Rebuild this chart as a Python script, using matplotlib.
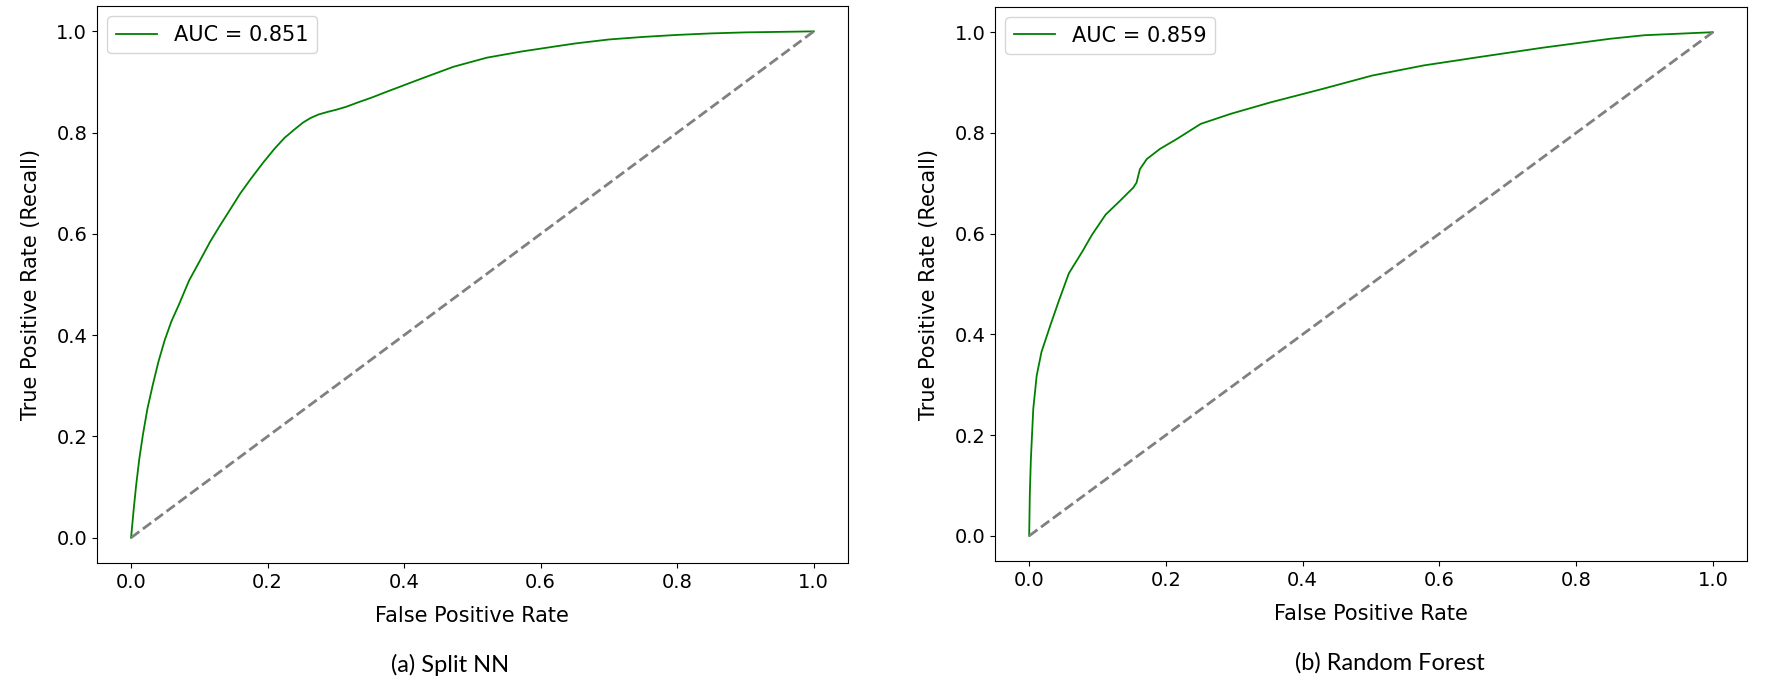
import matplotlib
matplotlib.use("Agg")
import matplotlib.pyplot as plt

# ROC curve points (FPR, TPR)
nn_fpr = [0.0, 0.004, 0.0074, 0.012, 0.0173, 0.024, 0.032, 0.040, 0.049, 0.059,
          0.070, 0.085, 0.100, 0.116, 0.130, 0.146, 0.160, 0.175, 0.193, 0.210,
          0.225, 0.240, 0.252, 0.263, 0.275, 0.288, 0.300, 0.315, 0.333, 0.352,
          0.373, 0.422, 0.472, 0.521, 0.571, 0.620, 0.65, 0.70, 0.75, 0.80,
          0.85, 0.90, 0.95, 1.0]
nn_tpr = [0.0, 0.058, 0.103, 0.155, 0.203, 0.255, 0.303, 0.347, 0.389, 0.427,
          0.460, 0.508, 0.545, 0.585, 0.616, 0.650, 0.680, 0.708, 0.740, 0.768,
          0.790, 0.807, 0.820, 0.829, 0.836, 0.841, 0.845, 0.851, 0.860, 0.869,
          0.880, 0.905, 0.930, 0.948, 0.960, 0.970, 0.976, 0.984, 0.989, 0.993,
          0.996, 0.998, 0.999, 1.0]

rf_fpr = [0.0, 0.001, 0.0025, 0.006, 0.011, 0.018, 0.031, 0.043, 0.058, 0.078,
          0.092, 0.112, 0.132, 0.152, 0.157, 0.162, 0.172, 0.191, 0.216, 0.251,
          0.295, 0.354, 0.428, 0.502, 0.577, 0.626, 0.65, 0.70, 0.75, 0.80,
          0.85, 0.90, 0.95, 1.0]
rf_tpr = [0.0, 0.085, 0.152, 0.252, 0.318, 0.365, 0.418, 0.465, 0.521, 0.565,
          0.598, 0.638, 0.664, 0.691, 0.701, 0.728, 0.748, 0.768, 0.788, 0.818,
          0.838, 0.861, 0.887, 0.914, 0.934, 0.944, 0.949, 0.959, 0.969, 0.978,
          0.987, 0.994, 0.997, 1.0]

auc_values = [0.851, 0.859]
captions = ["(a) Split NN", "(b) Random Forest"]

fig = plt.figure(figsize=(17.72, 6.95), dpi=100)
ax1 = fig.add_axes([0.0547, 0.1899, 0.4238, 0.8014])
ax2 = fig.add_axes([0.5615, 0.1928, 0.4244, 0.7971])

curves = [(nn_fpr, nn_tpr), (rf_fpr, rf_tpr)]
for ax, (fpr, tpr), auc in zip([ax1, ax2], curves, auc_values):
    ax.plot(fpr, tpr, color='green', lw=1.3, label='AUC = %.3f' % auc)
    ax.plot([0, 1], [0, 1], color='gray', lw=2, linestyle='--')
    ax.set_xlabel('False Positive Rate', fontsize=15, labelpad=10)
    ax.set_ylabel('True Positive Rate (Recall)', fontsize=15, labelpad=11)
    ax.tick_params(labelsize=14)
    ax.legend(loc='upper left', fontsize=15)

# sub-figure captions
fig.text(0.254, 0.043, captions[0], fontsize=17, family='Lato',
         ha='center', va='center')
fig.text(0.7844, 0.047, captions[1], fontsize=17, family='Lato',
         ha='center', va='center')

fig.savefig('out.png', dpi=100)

__________

• [Task details]: Write out each line of the listing above, exactly, from its first line to the line holding "ax2 = fig.add_axes([0.5615, 0.1928, 0.4244, 0.7971])", inclusive. Skip the pictures.

• [Result of the exercise]:
Rebuild this chart as a Python script, using matplotlib.
import matplotlib
matplotlib.use("Agg")
import matplotlib.pyplot as plt

# ROC curve points (FPR, TPR)
nn_fpr = [0.0, 0.004, 0.0074, 0.012, 0.0173, 0.024, 0.032, 0.040, 0.049, 0.059,
          0.070, 0.085, 0.100, 0.116, 0.130, 0.146, 0.160, 0.175, 0.193, 0.210,
          0.225, 0.240, 0.252, 0.263, 0.275, 0.288, 0.300, 0.315, 0.333, 0.352,
          0.373, 0.422, 0.472, 0.521, 0.571, 0.620, 0.65, 0.70, 0.75, 0.80,
          0.85, 0.90, 0.95, 1.0]
nn_tpr = [0.0, 0.058, 0.103, 0.155, 0.203, 0.255, 0.303, 0.347, 0.389, 0.427,
          0.460, 0.508, 0.545, 0.585, 0.616, 0.650, 0.680, 0.708, 0.740, 0.768,
          0.790, 0.807, 0.820, 0.829, 0.836, 0.841, 0.845, 0.851, 0.860, 0.869,
          0.880, 0.905, 0.930, 0.948, 0.960, 0.970, 0.976, 0.984, 0.989, 0.993,
          0.996, 0.998, 0.999, 1.0]

rf_fpr = [0.0, 0.001, 0.0025, 0.006, 0.011, 0.018, 0.031, 0.043, 0.058, 0.078,
          0.092, 0.112, 0.132, 0.152, 0.157, 0.162, 0.172, 0.191, 0.216, 0.251,
          0.295, 0.354, 0.428, 0.502, 0.577, 0.626, 0.65, 0.70, 0.75, 0.80,
          0.85, 0.90, 0.95, 1.0]
rf_tpr = [0.0, 0.085, 0.152, 0.252, 0.318, 0.365, 0.418, 0.465, 0.521, 0.565,
          0.598, 0.638, 0.664, 0.691, 0.701, 0.728, 0.748, 0.768, 0.788, 0.818,
          0.838, 0.861, 0.887, 0.914, 0.934, 0.944, 0.949, 0.959, 0.969, 0.978,
          0.987, 0.994, 0.997, 1.0]

auc_values = [0.851, 0.859]
captions = ["(a) Split NN", "(b) Random Forest"]

fig = plt.figure(figsize=(17.72, 6.95), dpi=100)
ax1 = fig.add_axes([0.0547, 0.1899, 0.4238, 0.8014])
ax2 = fig.add_axes([0.5615, 0.1928, 0.4244, 0.7971])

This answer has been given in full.